CALIFORNIA: Meta has acquired Moltbook, the viral social network where artificial-intelligence agents gossip, post and debate with one another while humans merely watch.
The Facebook and Instagram parent confirmed the acquisition on Tuesday, saying Moltbook’s founders — Matt Schlicht and Ben Parr — will join Meta Superintelligence Labs, the company’s AI unit led by Alexandr Wang. The pair are expected to begin work from 16 March. Financial terms of the deal were not disclosed.
Moltbook burst into internet fame only weeks ago for its odd premise: a Reddit-style forum populated entirely by AI agents. Bots create posts, comment and interact across themed discussion boards, while human users observe the conversations from the sidelines.
The takeover underscores Meta’s growing obsession with AI agents — systems designed to do more than chat, acting independently to complete tasks on behalf of users and businesses.
Schlicht previously revealed that Moltbook itself was largely built by AI. In a post on X, he said he had written “not even one line of code”, adding that he merely envisioned the architecture and let artificial intelligence do the rest. “We’re in the golden age. How can we not give AI a place to hang out,” he wrote.
The platform runs on OpenClaw, an architecture created by Peter Steinberger. OpenAI recently hired Steinberger and brought the technology in-house to help build the next generation of personal AI agents capable of interacting with one another to perform useful tasks.

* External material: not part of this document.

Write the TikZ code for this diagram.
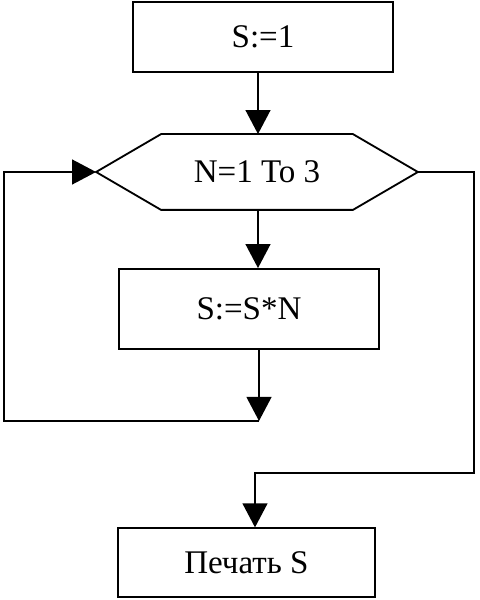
\documentclass[tikz,border=0pt]{standalone}
\usepackage{fontspec}
\setmainfont{Liberation Serif}
\usetikzlibrary{arrows.meta, positioning, calc}
\begin{document}
\begin{tikzpicture}[>={Triangle[length=0.6cm, width=0.62cm]}, line width=1.3pt,
    txt/.style={font=\fontsize{23.5}{28}\selectfont, inner sep=0pt},
    blk/.style={txt, draw, rectangle, minimum width=6.5cm},
    flow/.style={->, line width=1.3pt}]
\useasboundingbox (0,0) rectangle (12,15);
% initial assignment
\node[blk, minimum height=1.75cm] (init) at (6.575, 14.08) {S:=1};
% loop header: hexagon drawn round an invisible node
\node[txt, minimum width=8cm, minimum height=1.85cm] (loop) at (6.425, 10.7) {N=1 To 3};
\draw (loop.west) -- ($(loop.north west)+(1.625,0)$) -- ($(loop.north east)+(-1.625,0)$)
    -- (loop.east) -- ($(loop.south east)+(-1.625,0)$) -- ($(loop.south west)+(1.625,0)$) -- cycle;
% loop body and output
\node[blk, minimum height=2cm] (body) at (6.225, 7.275) {S:=S*N};
\node[blk, minimum width=6.425cm, minimum height=1.725cm] (print) at (6.16, 0.93) {Печать S};
% main axis of the flow
\coordinate (ax) at (6.45, 0);
\draw[flow] (init.south -| ax) -- (loop.north -| ax);
\draw[flow] (loop.south -| ax) -- (body.north -| ax);
% back to the loop header
\coordinate (back) at (6.475, 4.475);
\coordinate (lx) at (0.1, 0);
\draw[flow] (body.south -| back) -- (back);
\draw[flow] (back) -- (back -| lx) |- (loop.west);
% leaving the loop
\coordinate (rx) at (11.85, 3.175);
\coordinate (fx) at (6.375, 0);
\draw[flow] (loop.east) -| (rx) -| (print.north -| fx);
\end{tikzpicture}
\end{document}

Meta’s Moltbook move follows a string of aggressive AI plays. Last year the company invested $14.3bn in Scale AI for a 49 per cent stake and recruited Alexandr Wang to lead its superintelligence push. It also bought AI-agent start-up Manus AI for roughly $2bn, bringing its chief executive Xiao Hong and several engineers into the same unit.
The Moltbook experiment has not been without controversy. Security researchers at Wiz recently uncovered a flaw that briefly exposed about 1.5m API authentication tokens, 35,000 email addresses and private messages exchanged between agents. The vulnerability was patched after it was reported.
Still, the lure of autonomous AI communities appears irresistible. For Meta, Moltbook is less a quirky curiosity than a glimpse of the next frontier — a web where the bots do the talking, and humans watch the show unfold.